### Required work
Without including any images, repeat the data exactly.

### Recorded information
********************
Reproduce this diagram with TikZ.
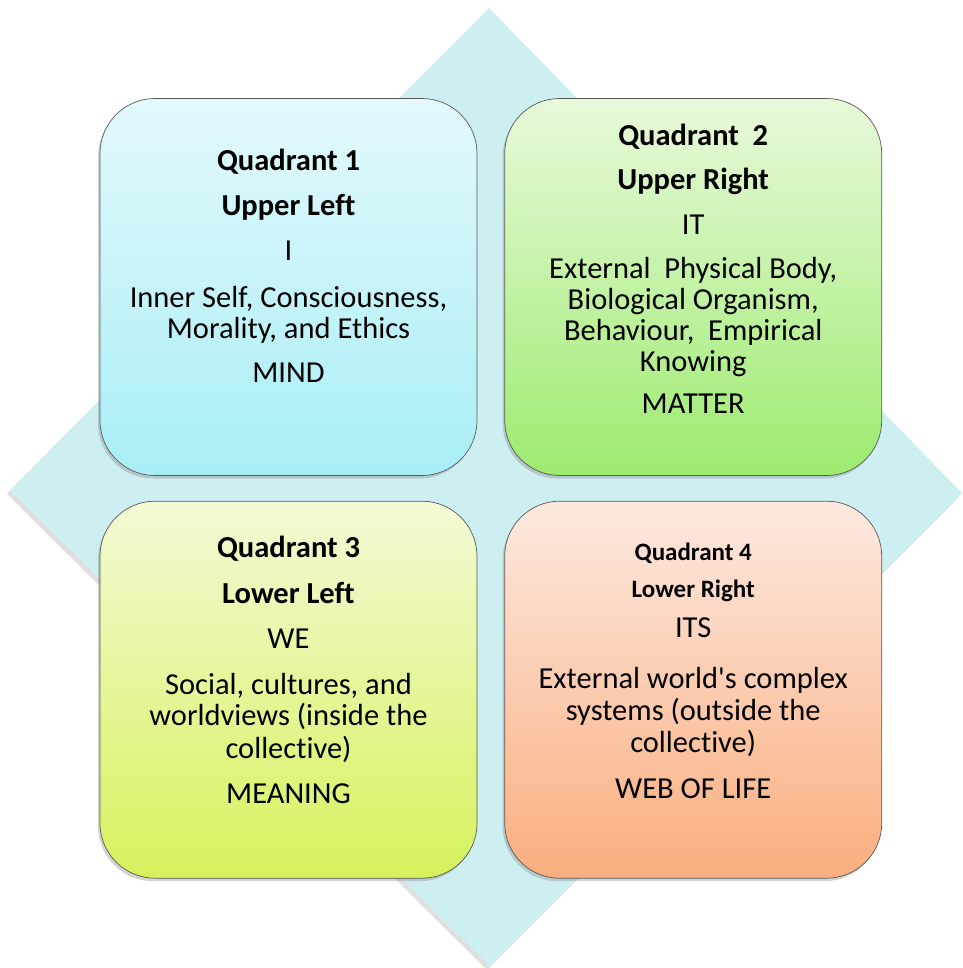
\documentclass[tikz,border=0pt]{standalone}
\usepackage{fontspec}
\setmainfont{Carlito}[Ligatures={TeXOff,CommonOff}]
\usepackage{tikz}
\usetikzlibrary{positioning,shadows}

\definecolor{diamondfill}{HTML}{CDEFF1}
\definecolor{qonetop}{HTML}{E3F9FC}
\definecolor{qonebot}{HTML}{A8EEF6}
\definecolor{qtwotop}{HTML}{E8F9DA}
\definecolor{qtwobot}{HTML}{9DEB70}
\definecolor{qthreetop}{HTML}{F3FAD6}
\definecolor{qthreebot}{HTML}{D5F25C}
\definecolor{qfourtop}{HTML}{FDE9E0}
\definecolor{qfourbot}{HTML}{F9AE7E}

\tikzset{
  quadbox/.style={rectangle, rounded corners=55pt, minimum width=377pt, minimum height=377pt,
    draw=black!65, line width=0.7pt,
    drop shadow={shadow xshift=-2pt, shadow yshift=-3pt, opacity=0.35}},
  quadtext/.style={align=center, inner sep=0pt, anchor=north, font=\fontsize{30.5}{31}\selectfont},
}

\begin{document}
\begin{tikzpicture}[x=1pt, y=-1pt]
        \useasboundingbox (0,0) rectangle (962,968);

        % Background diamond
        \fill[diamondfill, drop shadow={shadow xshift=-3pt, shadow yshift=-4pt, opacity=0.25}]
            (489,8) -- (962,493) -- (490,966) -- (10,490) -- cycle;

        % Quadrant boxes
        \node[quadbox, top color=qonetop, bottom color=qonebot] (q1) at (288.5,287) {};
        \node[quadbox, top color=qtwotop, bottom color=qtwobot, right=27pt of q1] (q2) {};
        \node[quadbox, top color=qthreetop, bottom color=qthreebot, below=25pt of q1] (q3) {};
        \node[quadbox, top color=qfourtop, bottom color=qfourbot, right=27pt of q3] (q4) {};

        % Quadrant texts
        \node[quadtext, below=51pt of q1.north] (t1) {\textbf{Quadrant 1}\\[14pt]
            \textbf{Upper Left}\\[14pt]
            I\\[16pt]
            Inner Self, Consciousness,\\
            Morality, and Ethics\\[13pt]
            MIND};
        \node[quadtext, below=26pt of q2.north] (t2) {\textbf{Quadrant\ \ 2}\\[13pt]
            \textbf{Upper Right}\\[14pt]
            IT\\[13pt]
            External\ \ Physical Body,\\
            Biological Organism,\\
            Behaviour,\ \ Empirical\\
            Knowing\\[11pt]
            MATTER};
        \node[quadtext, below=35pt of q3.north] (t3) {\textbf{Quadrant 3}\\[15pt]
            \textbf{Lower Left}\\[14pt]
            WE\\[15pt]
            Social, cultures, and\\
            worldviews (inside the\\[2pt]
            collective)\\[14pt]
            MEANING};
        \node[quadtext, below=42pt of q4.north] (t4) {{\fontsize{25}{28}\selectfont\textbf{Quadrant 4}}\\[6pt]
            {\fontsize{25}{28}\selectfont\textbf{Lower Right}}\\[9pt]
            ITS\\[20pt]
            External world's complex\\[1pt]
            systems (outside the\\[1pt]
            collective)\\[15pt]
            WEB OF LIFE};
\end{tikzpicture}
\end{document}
********************
### Correct response
Reproduce this diagram with TikZ.
\documentclass[tikz,border=0pt]{standalone}
\usepackage{fontspec}
\setmainfont{Carlito}[Ligatures={TeXOff,CommonOff}]
\usepackage{tikz}
\usetikzlibrary{positioning,shadows}

\definecolor{diamondfill}{HTML}{CDEFF1}
\definecolor{qonetop}{HTML}{E3F9FC}
\definecolor{qonebot}{HTML}{A8EEF6}
\definecolor{qtwotop}{HTML}{E8F9DA}
\definecolor{qtwobot}{HTML}{9DEB70}
\definecolor{qthreetop}{HTML}{F3FAD6}
\definecolor{qthreebot}{HTML}{D5F25C}
\definecolor{qfourtop}{HTML}{FDE9E0}
\definecolor{qfourbot}{HTML}{F9AE7E}

\tikzset{
  quadbox/.style={rectangle, rounded corners=55pt, minimum width=377pt, minimum height=377pt,
    draw=black!65, line width=0.7pt,
    drop shadow={shadow xshift=-2pt, shadow yshift=-3pt, opacity=0.35}},
  quadtext/.style={align=center, inner sep=0pt, anchor=north, font=\fontsize{30.5}{31}\selectfont},
}

\begin{document}
\begin{tikzpicture}[x=1pt, y=-1pt]
        \useasboundingbox (0,0) rectangle (962,968);

        % Background diamond
        \fill[diamondfill, drop shadow={shadow xshift=-3pt, shadow yshift=-4pt, opacity=0.25}]
            (489,8) -- (962,493) -- (490,966) -- (10,490) -- cycle;

        % Quadrant boxes
        \node[quadbox, top color=qonetop, bottom color=qonebot] (q1) at (288.5,287) {};
        \node[quadbox, top color=qtwotop, bottom color=qtwobot, right=27pt of q1] (q2) {};
        \node[quadbox, top color=qthreetop, bottom color=qthreebot, below=25pt of q1] (q3) {};
        \node[quadbox, top color=qfourtop, bottom color=qfourbot, right=27pt of q3] (q4) {};

        % Quadrant texts
        \node[quadtext, below=51pt of q1.north] (t1) {\textbf{Quadrant 1}\\[14pt]
            \textbf{Upper Left}\\[14pt]
            I\\[16pt]
            Inner Self, Consciousness,\\
            Morality, and Ethics\\[13pt]
            MIND};
        \node[quadtext, below=26pt of q2.north] (t2) {\textbf{Quadrant\ \ 2}\\[13pt]
            \textbf{Upper Right}\\[14pt]
            IT\\[13pt]
            External\ \ Physical Body,\\
            Biological Organism,\\
            Behaviour,\ \ Empirical\\
            Knowing\\[11pt]
            MATTER};
        \node[quadtext, below=35pt of q3.north] (t3) {\textbf{Quadrant 3}\\[15pt]
            \textbf{Lower Left}\\[14pt]
            WE\\[15pt]
            Social, cultures, and\\
            worldviews (inside the\\[2pt]
            collective)\\[14pt]
            MEANING};
        \node[quadtext, below=42pt of q4.north] (t4) {{\fontsize{25}{28}\selectfont\textbf{Quadrant 4}}\\[6pt]
            {\fontsize{25}{28}\selectfont\textbf{Lower Right}}\\[9pt]
            ITS\\[20pt]
            External world's complex\\[1pt]
            systems (outside the\\[1pt]
            collective)\\[15pt]
            WEB OF LIFE};
\end{tikzpicture}
\end{document}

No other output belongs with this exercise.